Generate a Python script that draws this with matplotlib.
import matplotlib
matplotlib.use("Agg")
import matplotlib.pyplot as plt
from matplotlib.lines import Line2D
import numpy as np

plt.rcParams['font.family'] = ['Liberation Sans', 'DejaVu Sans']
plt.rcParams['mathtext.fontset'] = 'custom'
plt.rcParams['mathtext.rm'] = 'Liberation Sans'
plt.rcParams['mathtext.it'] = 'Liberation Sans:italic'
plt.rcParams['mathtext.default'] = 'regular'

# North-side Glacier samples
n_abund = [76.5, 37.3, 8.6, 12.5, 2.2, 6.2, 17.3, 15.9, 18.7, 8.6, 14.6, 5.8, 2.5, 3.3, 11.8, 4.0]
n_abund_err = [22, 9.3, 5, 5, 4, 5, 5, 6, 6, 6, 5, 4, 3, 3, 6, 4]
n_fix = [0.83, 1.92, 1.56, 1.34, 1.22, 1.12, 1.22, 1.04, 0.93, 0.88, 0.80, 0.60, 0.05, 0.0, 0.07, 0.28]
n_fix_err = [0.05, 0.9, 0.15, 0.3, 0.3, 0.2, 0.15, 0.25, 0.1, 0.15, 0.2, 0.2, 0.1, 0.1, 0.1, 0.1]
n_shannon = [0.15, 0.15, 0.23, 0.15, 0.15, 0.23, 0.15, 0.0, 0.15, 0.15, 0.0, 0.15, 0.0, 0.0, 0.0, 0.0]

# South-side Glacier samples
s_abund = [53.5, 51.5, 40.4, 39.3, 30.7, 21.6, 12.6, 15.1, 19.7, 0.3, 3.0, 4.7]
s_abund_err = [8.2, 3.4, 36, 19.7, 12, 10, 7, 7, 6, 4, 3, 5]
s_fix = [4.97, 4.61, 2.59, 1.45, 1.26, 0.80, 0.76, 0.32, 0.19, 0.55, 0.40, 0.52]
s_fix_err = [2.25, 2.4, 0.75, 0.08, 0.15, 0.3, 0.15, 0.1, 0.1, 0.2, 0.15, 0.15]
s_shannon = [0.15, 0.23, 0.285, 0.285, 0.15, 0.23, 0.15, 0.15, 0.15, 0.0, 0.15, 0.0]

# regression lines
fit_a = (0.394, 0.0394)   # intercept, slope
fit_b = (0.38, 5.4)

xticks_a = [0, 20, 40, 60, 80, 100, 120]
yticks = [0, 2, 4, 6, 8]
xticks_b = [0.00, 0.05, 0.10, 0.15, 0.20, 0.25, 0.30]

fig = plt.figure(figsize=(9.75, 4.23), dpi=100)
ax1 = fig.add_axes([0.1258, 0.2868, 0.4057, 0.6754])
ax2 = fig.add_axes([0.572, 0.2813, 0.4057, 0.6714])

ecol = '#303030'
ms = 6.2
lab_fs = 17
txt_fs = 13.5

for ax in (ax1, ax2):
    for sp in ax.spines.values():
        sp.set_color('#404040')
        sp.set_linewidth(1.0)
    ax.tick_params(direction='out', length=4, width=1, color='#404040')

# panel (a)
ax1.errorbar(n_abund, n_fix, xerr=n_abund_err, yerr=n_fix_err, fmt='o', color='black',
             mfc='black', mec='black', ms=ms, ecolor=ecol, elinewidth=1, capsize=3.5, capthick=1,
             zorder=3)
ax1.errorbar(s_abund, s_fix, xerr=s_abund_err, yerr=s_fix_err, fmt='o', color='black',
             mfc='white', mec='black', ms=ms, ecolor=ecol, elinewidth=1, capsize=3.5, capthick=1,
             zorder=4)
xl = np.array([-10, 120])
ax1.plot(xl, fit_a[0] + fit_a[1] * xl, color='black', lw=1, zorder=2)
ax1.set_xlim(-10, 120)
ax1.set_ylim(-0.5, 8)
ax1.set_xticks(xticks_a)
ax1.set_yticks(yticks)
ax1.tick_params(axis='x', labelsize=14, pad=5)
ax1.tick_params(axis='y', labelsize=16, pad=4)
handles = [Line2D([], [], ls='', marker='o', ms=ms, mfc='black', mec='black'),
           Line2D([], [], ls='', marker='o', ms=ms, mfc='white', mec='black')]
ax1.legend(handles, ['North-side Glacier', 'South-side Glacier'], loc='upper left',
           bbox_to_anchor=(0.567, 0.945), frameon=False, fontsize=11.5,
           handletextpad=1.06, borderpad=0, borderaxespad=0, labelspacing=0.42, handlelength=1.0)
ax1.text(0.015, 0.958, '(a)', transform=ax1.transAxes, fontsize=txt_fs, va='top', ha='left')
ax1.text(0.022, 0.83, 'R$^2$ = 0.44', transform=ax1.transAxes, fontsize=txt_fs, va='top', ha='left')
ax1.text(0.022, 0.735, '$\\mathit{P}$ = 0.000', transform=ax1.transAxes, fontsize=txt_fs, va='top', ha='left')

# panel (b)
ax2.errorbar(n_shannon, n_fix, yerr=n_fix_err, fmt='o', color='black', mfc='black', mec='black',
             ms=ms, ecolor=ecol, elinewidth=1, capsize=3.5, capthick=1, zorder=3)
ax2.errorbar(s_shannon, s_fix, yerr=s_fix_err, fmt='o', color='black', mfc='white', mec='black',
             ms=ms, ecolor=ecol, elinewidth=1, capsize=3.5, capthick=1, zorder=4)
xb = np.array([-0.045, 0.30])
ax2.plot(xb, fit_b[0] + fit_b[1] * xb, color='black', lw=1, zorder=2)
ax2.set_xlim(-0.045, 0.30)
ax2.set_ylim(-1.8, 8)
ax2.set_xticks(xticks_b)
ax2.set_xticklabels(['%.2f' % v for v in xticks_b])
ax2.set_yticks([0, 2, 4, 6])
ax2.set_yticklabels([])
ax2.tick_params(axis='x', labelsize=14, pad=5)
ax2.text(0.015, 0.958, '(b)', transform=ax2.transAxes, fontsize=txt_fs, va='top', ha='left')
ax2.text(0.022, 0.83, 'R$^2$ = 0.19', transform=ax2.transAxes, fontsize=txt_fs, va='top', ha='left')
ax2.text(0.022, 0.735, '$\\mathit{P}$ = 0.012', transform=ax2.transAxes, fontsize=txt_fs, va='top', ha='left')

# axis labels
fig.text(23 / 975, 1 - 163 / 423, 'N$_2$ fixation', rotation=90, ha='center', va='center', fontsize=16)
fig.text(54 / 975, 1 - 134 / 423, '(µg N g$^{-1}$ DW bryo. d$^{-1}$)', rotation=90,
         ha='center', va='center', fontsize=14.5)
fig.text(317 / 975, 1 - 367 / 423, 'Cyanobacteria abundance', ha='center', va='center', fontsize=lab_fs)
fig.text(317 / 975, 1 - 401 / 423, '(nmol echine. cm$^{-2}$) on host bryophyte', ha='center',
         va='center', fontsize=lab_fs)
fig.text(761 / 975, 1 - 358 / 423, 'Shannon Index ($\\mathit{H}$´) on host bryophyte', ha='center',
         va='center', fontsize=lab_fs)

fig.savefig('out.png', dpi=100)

...

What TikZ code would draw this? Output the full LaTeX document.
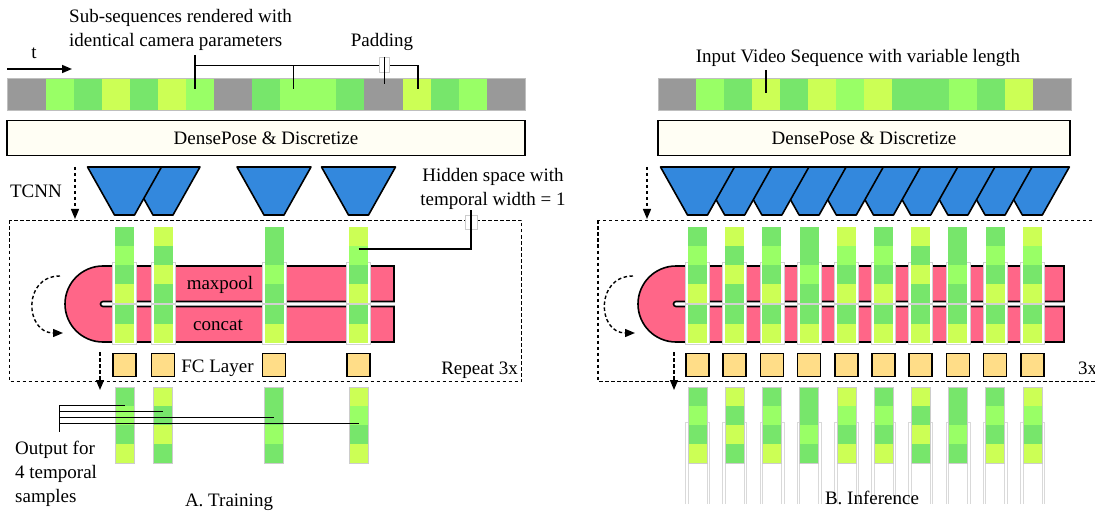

* * *

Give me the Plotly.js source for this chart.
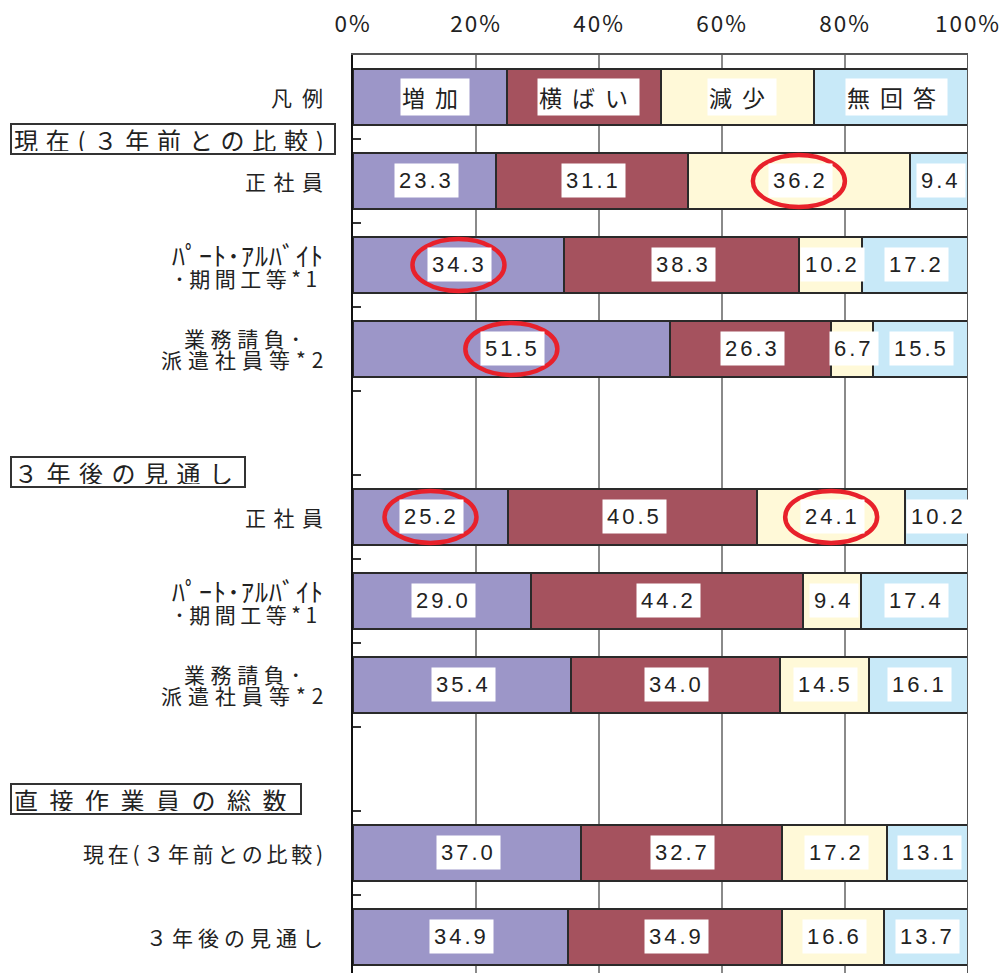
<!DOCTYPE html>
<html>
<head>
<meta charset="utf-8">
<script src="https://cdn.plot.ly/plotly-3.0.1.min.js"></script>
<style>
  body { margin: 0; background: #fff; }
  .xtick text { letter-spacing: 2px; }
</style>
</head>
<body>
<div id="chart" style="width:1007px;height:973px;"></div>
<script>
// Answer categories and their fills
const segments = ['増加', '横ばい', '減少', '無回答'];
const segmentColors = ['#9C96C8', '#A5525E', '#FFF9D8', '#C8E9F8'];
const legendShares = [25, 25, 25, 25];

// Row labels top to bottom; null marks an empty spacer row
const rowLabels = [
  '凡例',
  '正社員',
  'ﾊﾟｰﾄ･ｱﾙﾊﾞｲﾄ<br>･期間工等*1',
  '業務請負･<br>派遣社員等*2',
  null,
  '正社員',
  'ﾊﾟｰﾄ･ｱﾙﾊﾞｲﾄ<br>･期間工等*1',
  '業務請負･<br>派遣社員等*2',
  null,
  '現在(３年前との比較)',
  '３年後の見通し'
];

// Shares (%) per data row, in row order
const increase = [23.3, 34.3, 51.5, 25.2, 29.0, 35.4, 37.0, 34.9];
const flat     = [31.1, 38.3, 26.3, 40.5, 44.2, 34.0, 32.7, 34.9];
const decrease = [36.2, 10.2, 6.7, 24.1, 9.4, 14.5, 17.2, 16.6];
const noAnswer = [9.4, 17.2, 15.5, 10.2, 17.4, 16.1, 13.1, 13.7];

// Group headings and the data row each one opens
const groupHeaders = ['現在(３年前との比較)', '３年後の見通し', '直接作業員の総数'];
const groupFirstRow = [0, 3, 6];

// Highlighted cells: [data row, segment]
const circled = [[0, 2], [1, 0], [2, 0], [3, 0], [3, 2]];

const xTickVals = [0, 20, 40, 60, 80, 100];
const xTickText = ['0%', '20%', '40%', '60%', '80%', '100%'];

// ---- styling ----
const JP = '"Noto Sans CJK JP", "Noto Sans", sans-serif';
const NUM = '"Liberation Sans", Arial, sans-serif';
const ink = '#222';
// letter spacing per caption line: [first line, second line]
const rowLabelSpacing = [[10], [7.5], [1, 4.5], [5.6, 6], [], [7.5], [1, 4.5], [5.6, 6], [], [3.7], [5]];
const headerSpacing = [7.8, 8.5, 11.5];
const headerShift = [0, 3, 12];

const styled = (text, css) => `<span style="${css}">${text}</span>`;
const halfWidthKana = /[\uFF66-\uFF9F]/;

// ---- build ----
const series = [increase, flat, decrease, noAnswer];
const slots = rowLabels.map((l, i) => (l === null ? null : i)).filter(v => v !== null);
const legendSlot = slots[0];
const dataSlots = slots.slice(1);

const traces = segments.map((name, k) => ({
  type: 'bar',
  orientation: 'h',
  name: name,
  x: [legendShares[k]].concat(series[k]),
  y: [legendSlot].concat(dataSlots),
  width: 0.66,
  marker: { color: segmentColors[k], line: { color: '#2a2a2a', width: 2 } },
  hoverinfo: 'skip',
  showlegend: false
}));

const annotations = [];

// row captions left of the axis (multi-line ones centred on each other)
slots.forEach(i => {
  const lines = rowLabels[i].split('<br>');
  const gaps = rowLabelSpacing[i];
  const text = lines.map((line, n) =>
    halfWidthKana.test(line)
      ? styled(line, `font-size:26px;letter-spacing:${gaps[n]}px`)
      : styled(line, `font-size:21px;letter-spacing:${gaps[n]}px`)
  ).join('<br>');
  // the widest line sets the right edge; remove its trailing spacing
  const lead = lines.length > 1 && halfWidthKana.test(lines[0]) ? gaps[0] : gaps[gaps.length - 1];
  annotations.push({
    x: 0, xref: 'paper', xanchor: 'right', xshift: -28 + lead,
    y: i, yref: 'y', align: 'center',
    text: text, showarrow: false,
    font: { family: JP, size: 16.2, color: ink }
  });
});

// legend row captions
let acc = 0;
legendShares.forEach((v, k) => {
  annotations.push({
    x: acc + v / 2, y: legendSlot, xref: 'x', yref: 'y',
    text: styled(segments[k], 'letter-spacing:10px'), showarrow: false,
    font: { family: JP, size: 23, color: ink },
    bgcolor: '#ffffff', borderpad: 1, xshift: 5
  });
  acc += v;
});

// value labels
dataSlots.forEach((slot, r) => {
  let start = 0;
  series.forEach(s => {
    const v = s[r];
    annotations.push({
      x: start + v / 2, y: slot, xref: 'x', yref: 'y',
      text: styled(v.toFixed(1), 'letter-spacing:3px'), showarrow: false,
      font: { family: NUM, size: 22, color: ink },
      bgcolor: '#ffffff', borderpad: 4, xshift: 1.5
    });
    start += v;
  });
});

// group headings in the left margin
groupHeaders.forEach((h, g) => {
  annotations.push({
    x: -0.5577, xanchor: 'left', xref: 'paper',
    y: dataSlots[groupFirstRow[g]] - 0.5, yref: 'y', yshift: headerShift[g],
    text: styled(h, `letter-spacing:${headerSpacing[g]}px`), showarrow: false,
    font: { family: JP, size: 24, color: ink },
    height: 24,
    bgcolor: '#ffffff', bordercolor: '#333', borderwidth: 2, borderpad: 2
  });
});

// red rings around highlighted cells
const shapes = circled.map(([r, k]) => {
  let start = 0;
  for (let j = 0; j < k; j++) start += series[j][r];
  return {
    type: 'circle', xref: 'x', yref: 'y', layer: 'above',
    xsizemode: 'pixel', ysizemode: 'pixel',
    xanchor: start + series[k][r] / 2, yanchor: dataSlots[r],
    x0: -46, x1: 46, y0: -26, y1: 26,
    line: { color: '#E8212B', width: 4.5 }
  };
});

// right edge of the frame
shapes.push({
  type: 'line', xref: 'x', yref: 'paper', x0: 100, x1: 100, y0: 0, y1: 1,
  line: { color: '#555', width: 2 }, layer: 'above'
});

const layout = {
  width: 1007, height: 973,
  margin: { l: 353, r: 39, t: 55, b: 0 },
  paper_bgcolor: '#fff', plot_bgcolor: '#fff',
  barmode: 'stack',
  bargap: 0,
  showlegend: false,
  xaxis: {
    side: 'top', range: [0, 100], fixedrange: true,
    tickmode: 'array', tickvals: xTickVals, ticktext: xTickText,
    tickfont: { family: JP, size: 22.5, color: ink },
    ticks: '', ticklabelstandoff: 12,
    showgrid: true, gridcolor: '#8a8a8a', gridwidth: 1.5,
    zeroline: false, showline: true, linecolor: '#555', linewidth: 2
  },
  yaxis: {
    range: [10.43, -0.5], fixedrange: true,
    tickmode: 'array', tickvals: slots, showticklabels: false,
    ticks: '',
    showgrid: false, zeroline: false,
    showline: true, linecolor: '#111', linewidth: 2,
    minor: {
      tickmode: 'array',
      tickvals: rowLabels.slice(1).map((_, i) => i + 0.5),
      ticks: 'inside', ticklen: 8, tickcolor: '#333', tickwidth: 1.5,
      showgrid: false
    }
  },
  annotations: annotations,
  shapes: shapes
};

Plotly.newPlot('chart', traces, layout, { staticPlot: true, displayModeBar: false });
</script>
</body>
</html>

**WHAT YOU NEED TO DO**: Begin at the line that has "Generate a Python", stop after the line that has "plt.rcParams['mathtext.default'] = 'regular'", and repeat exactly those lines, nothing more.

**THE OUTPUT**:
Generate a Python script that draws this with matplotlib.
import matplotlib
matplotlib.use("Agg")
import matplotlib.pyplot as plt
from matplotlib.lines import Line2D
import numpy as np

plt.rcParams['font.family'] = ['Liberation Sans', 'DejaVu Sans']
plt.rcParams['mathtext.fontset'] = 'custom'
plt.rcParams['mathtext.rm'] = 'Liberation Sans'
plt.rcParams['mathtext.it'] = 'Liberation Sans:italic'
plt.rcParams['mathtext.default'] = 'regular'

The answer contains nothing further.